While some of the images available in Swem Special Collections’ online exhibit on women, The Petticoat Invasion, reflect a flapper trend, it certainly was not universal on campus. Dress does not appear to be particularly forward-moving, although some of the women in this picture of the J. Lesslie Hall Literary Society are wearing dresses that exhibit the typical asexuality of flapperwear. Janet Coleman Kimbrough, a member of that first class of women, noted that “girls’ skirts were going up; of course, the flapper and jazz and the type of dancing” (Kimbrough), so they certainly were not immune to outside cultural influences.

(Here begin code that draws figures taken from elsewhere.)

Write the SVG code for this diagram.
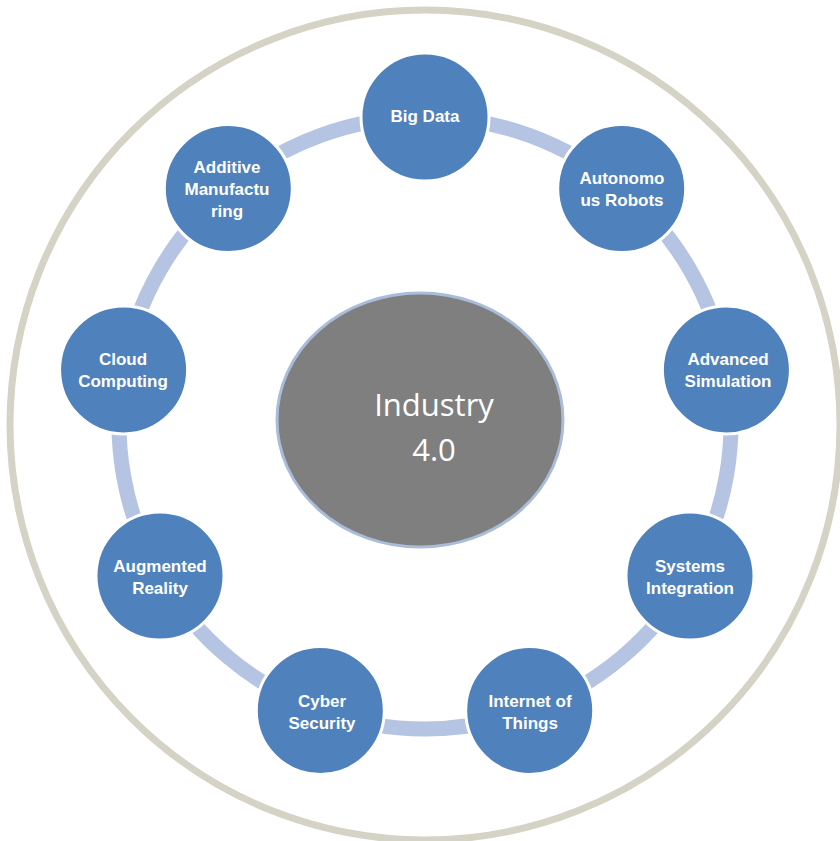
<svg xmlns="http://www.w3.org/2000/svg" width="840" height="841" viewBox="0 0 840 841">
<style>
.n{fill:#4f81bd;stroke:#ffffff;stroke-width:3}
.t{fill:#ffffff;font-family:"Liberation Sans",Arial,sans-serif;font-weight:bold;font-size:17px;text-anchor:middle}
.c{fill:none;stroke:#b4c4e2;stroke-width:15}
.ct{fill:#ffffff;font-family:"Open Sans","Liberation Sans",sans-serif;font-size:31px;text-anchor:middle}
</style>
<rect width="840" height="841" fill="#ffffff"/>
<circle cx="425" cy="425" r="415" fill="none" stroke="#d5d3c5" stroke-width="7"/>
<g id="connectors">
<path class="c" d="M425,117 A306,306 0 0 1 621.7,188.6"/>
<path class="c" d="M621.7,188.6 A306,306 0 0 1 726.4,369.9"/>
<path class="c" d="M726.4,369.9 A306,306 0 0 1 690,576"/>
<path class="c" d="M690,576 A306,306 0 0 1 529.7,710.5"/>
<path class="c" d="M529.7,710.5 A306,306 0 0 1 320.3,710.5"/>
<path class="c" d="M320.3,710.5 A306,306 0 0 1 160,576"/>
<path class="c" d="M160,576 A306,306 0 0 1 123.6,369.9"/>
<path class="c" d="M123.6,369.9 A306,306 0 0 1 228.3,188.6"/>
<path class="c" d="M228.3,188.6 A306,306 0 0 1 425,117"/>
</g>
<g id="center">
<ellipse cx="420" cy="420" rx="143" ry="127" fill="#7f7f7f" stroke="#a9bcd9" stroke-width="3"/>
<text class="ct" x="434" y="416">Industry</text>
<text class="ct" x="434" y="461">4.0</text>
</g>
<g id="big-data"><circle class="n" cx="425" cy="117" r="64"/><text class="t" x="425" y="122">Big Data</text></g>
<g id="autonomous-robots"><circle class="n" cx="621.7" cy="188.6" r="64"/><text class="t" x="622" y="184">Autonomo</text><text class="t" x="622" y="206">us Robots</text></g>
<g id="advanced-simulation"><circle class="n" cx="726.4" cy="369.9" r="64"/><text class="t" x="728" y="365">Advanced</text><text class="t" x="728" y="387">Simulation</text></g>
<g id="systems-integration"><circle class="n" cx="690" cy="576" r="64"/><text class="t" x="690" y="572">Systems</text><text class="t" x="690" y="594">Integration</text></g>
<g id="internet-of-things"><circle class="n" cx="529.7" cy="710.5" r="64"/><text class="t" x="530" y="707">Internet of</text><text class="t" x="530" y="729">Things</text></g>
<g id="cyber-security"><circle class="n" cx="320.3" cy="710.5" r="64"/><text class="t" x="322" y="707">Cyber</text><text class="t" x="322" y="729">Security</text></g>
<g id="augmented-reality"><circle class="n" cx="160" cy="576" r="64"/><text class="t" x="160" y="572">Augmented</text><text class="t" x="160" y="594">Reality</text></g>
<g id="cloud-computing"><circle class="n" cx="123.6" cy="369.9" r="64"/><text class="t" x="123" y="365">Cloud</text><text class="t" x="123" y="387">Computing</text></g>
<g id="additive-manufacturing"><circle class="n" cx="228.3" cy="188.6" r="64"/><text class="t" x="227" y="173">Additive</text><text class="t" x="227" y="195">Manufactu</text><text class="t" x="227" y="217">ring</text></g>
</svg>
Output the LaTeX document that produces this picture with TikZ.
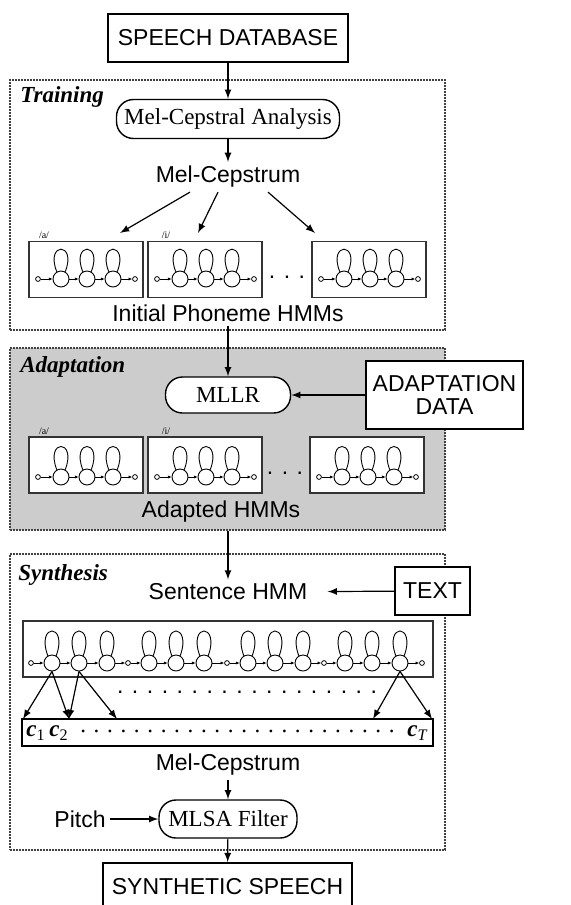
\documentclass[tikz,border=0pt]{standalone}
\usepackage{fontspec}
\setmainfont{Liberation Serif}
\setsansfont{Liberation Sans}
\usetikzlibrary{arrows.meta}

\begin{document}
\begin{tikzpicture}[x=0.5pt,y=-0.5pt,
  font=\fontsize{11.5}{12.5}\selectfont,
  region/.style={draw=black!75,line width=0.8pt,dash pattern=on 0.8pt off 0.7pt,minimum width=217.5pt,inner sep=0pt},
  block/.style={draw,line width=0.9pt,fill=white,font=\fontsize{11.5}{11.5}\selectfont\sffamily},
  proc/.style={draw,rounded corners=8.5pt,line width=0.7pt,fill=white,inner xsep=2pt},
  lbl/.style={font=\fontsize{11.5}{12.5}\selectfont\sffamily,inner sep=2pt},
  stage/.style={font=\fontsize{11.5}{12.5}\selectfont\bfseries\itshape,anchor=west,inner sep=0pt},
  hmm/.style={draw=black!80,line width=0.9pt,fill=white,minimum width=57pt,minimum height=28pt,inner sep=0pt},
  st/.style={draw,circle,line width=0.45pt,minimum size=8pt,inner sep=0pt},
  term/.style={draw,circle,line width=0.4pt,minimum size=2.4pt,inner sep=0pt},
  tr/.style={line width=0.4pt,-{Latex[length=1.8pt,width=1.6pt]}},
  lp/.style={line width=0.45pt},
  flow/.style={line width=0.6pt,->,>=latex},
  ph/.style={font=\fontsize{5}{5}\selectfont,inner sep=0pt},
]
\useasboundingbox (0,0) rectangle (571,905);
\clip (0,0) rectangle (571,905);

% stage frames
\node[region,minimum height=125pt] (train) at (227.5,205) {};
\node[region,fill=black!20,minimum height=91pt] (adapt) at (227.5,439) {};
\node[region,minimum height=148pt] (synth) at (227.5,702) {};

% training
\node[block,minimum width=120pt,minimum height=24pt] (db) at (228,38) {SPEECH DATABASE};
\node[stage] (trn) at (20,97) {Training};
\node[proc,minimum width=111.5pt,minimum height=19.5pt] (mca) at (228,119) {Mel-Cepstral Analysis};
\node[lbl] (mc1) at (228,177) {Mel-Cepstrum};
\foreach \k/\x in {1/29,2/148,3/312} {
  \node[hmm] (t\k) at (\x+57,269.5) {};
  \node[term] (t\k q0) at (\x+9,279) {};
  \node[st] (t\k q1) at (\x+32,279) {};
  \node[st] (t\k q2) at (\x+58,279) {};
  \node[st] (t\k q3) at (\x+84,279) {};
  \node[term] (t\k q4) at (\x+106,279) {};
  \foreach \s/\t in {0/1,1/2,2/3,3/4} \draw[tr] (t\k q\s) -- (t\k q\t);
  \foreach \s in {1,2,3} \draw[lp] (t\k q\s.120) .. controls +(-12,-30) and +(12,-30) .. (t\k q\s.60);
}
\node[ph] (ta) at (44,235) {/a/};
\node[ph] (ti) at (166,235) {/i/};
\node[lbl] (tdots) at (287,277) {. . .};
\node[lbl] (iph) at (228,313) {Initial Phoneme HMMs};
\coordinate (h1) at (120,233);
\coordinate (h2) at (198,233);
\coordinate (h3) at (315,233);
\draw[flow] ([xshift=-19pt]mc1.south) -- (h1);
\draw[flow] ([xshift=-5pt]mc1.south) -- (h2);
\draw[flow] ([xshift=20pt]mc1.south) -- (h3);
\draw[flow] (db) -- (mca);
\draw[flow] (mca) -- (mc1);

% adaptation
\node[stage] (adp) at (20,367) {Adaptation};
\node[proc,minimum width=62.5pt,minimum height=18pt] (mllr) at (228,395) {MLLR};
\node[block,align=center,minimum width=78.5pt,minimum height=34pt] (adata) at (444.5,395) {ADAPTATION\\DATA};
\foreach \k/\x in {1/29,2/148,3/310} {
  \node[hmm] (a\k) at (\x+57,465) {};
  \node[term] (a\k q0) at (\x+9,477) {};
  \node[st] (a\k q1) at (\x+32,477) {};
  \node[st] (a\k q2) at (\x+58,477) {};
  \node[st] (a\k q3) at (\x+84,477) {};
  \node[term] (a\k q4) at (\x+106,477) {};
  \foreach \s/\t in {0/1,1/2,2/3,3/4} \draw[tr] (a\k q\s) -- (a\k q\t);
  \foreach \s in {1,2,3} \draw[lp] (a\k q\s.120) .. controls +(-12,-31) and +(12,-31) .. (a\k q\s.60);
}
\node[ph] (aa) at (44,431) {/a/};
\node[ph] (ai) at (166,431) {/i/};
\node[lbl] (adots) at (285,473) {. . .};
\node[lbl] (ahmm) at (221,512) {Adapted HMMs};
\draw[flow] (iph) -- (mllr);
\draw[flow] (adata) -- (mllr);

% synthesis
\node[stage] (syn) at (18,575) {Synthesis};
\node[lbl,inner xsep=10pt] (shmm) at (228,592) {Sentence HMM};
\node[block,minimum width=37.5pt,minimum height=24pt] (txt) at (432.5,591) {TEXT};
\node[hmm,minimum width=205pt] (long) at (228,649) {};
\foreach \g/\x in {0/31,1/128,2/227,3/324} {
  \node[term] (l\g q0) at (\x,663) {};
  \node[st] (l\g q1) at (\x+21,663) {};
  \node[st] (l\g q2) at (\x+48,663) {};
  \node[st] (l\g q3) at (\x+76,663) {};
  \foreach \s/\t in {0/1,1/2,2/3} \draw[tr] (l\g q\s) -- (l\g q\t);
  \foreach \s in {1,2,3} \draw[lp] (l\g q\s.120) .. controls +(-12,-33) and +(12,-33) .. (l\g q\s.60);
}
\node[term] (l4q0) at (422,663) {};
\foreach \g/\h in {0/1,1/2,2/3,3/4} \draw[tr] (l\g q3) -- (l\h q0);
\node[lbl] (rdots) at (247,692) {. . . . . . . . . . . . . . . . . .};
\node[draw,line width=0.9pt,minimum width=205.5pt,minimum height=13.5pt,inner sep=0pt] (cbox) at (227.5,732.5) {};
\node[inner sep=0pt] (c1) at (36,733) {\textbf{\textit{c}}\textsubscript{1}};
\node[inner sep=0pt] (c2) at (59,733) {\textbf{\textit{c}}\textsubscript{2}};
\node[inner sep=0pt] (cdots) at (237.5,731) {. . . . . . . . . . . . . . . . . . . . . . . .};
\node[inner sep=0pt] (cT) at (418,733) {\textbf{\textit{c}}\textsubscript{\textit{T}}};
\coordinate (e1) at (23,719);
\coordinate (e2) at (69,719);
\coordinate (e3) at (117,719);
\coordinate (e4) at (373,719);
\coordinate (e5) at (432,719);
\draw[flow] (l0q1.south) -- (e1);
\draw[flow] (l0q1.south) -- (e2);
\draw[flow] (l0q2.south) -- (e2);
\draw[flow] (l0q2.south) -- (e3);
\draw[flow] (l3q3.south) -- (e4);
\draw[flow] (l3q3.south) -- (e5);
\node[lbl] (mc2) at (228,765) {Mel-Cepstrum};
\node[proc,minimum width=69pt,minimum height=19pt] (mlsa) at (228,819) {MLSA Filter};
\node[lbl] (pitch) at (80,819) {Pitch};
\node[block,minimum width=124.5pt,minimum height=24pt] (synsp) at (227.5,887) {SYNTHETIC SPEECH};
\draw[flow] (adapt.south -| shmm.north) -- (shmm);
\draw[flow] (txt) -- (shmm);
\draw[flow] (mc2) -- (mlsa);
\draw[flow] (pitch) -- (mlsa);
\draw[flow] (mlsa) -- (synsp);
\end{tikzpicture}
\end{document}
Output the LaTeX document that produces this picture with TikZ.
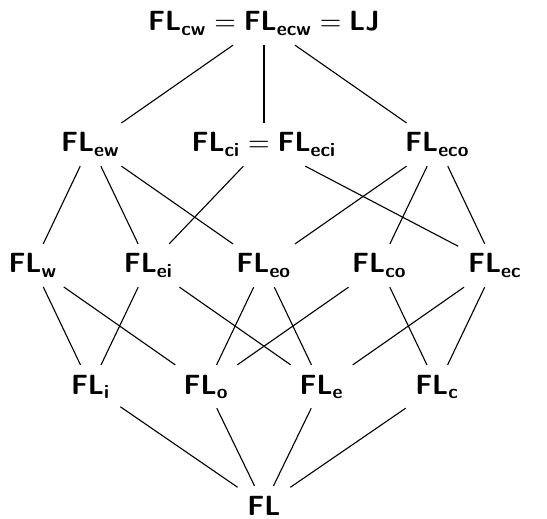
\documentclass[tikz,border=0pt]{standalone}
\usepackage{amsmath}
\newcommand{\bsf}[1]{\textsf{\textbf{#1}}}
\newcommand{\lgc}[1]{\bsf{FL}_{\bsf{#1}}}
\begin{document}
\begin{tikzpicture}[x=0.36pt,y=-0.36pt,
  lat/.style={anchor=base},
  edge/.style={line width=0.4pt}]
\useasboundingbox (0,0) rectangle (547,518);
% row 1
\node[lat] (top) at (264,31) {$\lgc{cw} = \lgc{ecw} = \bsf{LJ}$};
% row 2
\node[lat] (ew)  at (90.5,152) {$\lgc{ew}$};
\node[lat] (ci)  at (264,152) {$\lgc{ci} = \lgc{eci}$};
\node[lat] (eco) at (437.5,152) {$\lgc{eco}$};
% row 3
\node[lat] (w)  at (33,273) {$\lgc{w}$};
\node[lat] (ei) at (148.5,273) {$\lgc{ei}$};
\node[lat] (eo) at (264,273) {$\lgc{eo}$};
\node[lat] (co) at (379.5,273) {$\lgc{co}$};
\node[lat] (ec) at (495,273) {$\lgc{ec}$};
% row 4
\node[lat] (i) at (90.75,394) {$\lgc{i}$};
\node[lat] (o) at (206.25,394) {$\lgc{o}$};
\node[lat] (e) at (321.75,394) {$\lgc{e}$};
\node[lat] (c) at (437.25,394) {$\lgc{c}$};
% row 5
\node[lat] (fl) at (264,515) {$\bsf{FL}$};
% edges
\draw[edge] (top) -- (ew);
\draw[edge] (top) -- (ci);
\draw[edge] (top) -- (eco);
\draw[edge] (ew) -- (w);
\draw[edge] (ew) -- (ei);
\draw[edge] (ew) -- (eo);
\draw[edge] (ci) -- (ei);
\draw[edge] (ci) -- (ec);
\draw[edge] (eco) -- (eo);
\draw[edge] (eco) -- (co);
\draw[edge] (eco) -- (ec);
\draw[edge] (w) -- (i);
\draw[edge] (w) -- (o);
\draw[edge] (ei) -- (i);
\draw[edge] (ei) -- (e);
\draw[edge] (eo) -- (o);
\draw[edge] (eo) -- (e);
\draw[edge] (co) -- (o);
\draw[edge] (co) -- (c);
\draw[edge] (ec) -- (e);
\draw[edge] (ec) -- (c);
\draw[edge] (i) -- (fl);
\draw[edge] (o) -- (fl);
\draw[edge] (e) -- (fl);
\draw[edge] (c) -- (fl);
\end{tikzpicture}
\end{document}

Solomon discusses how the college students of the 20s were more rebellious than their foremothers, noting that “rebelliousness typified each particular peer culture; students resisted any interference with personal and recreational aspects of college life” (Solomon 159). Dr. Whittenburg described extensive rules to us governing the social lives of William & Mary women, and did not mention a serious resistance effort. Furthermore, , outlines the ways in which students, while they may have resented President Chandler’s rules, did not overtly subjugate them. Kimbrough said that “dancing every evening gave the college rather a bad name from Dr. Chandler's point of view. He said that it was giving the state the impression that they

were spending their state money in riotous living for the students, and so he did away with the social hour, which I thought was a pity. It [dancing] went the first year and about halfway through the second year, then they were forbidden to dance in the dormitory at all” (Kimbrough). She does not mention a serious effort to change the rules. She does note, in reference to “lights out” times, that “you weren't supposed to stay up, but you could get up as early as you pleased, and we would very often go to our rooms and go through the formality of going to bed, and then get up and sit on the stairs and do our studying and also talk to each other” (Kimbrough). Perhaps it was because these women considered themselves lucky to finally be admitted to William & Mary, but while they experienced many of the same restrictions as their peers at other institutions, they were more content to let things be and not rock the boat.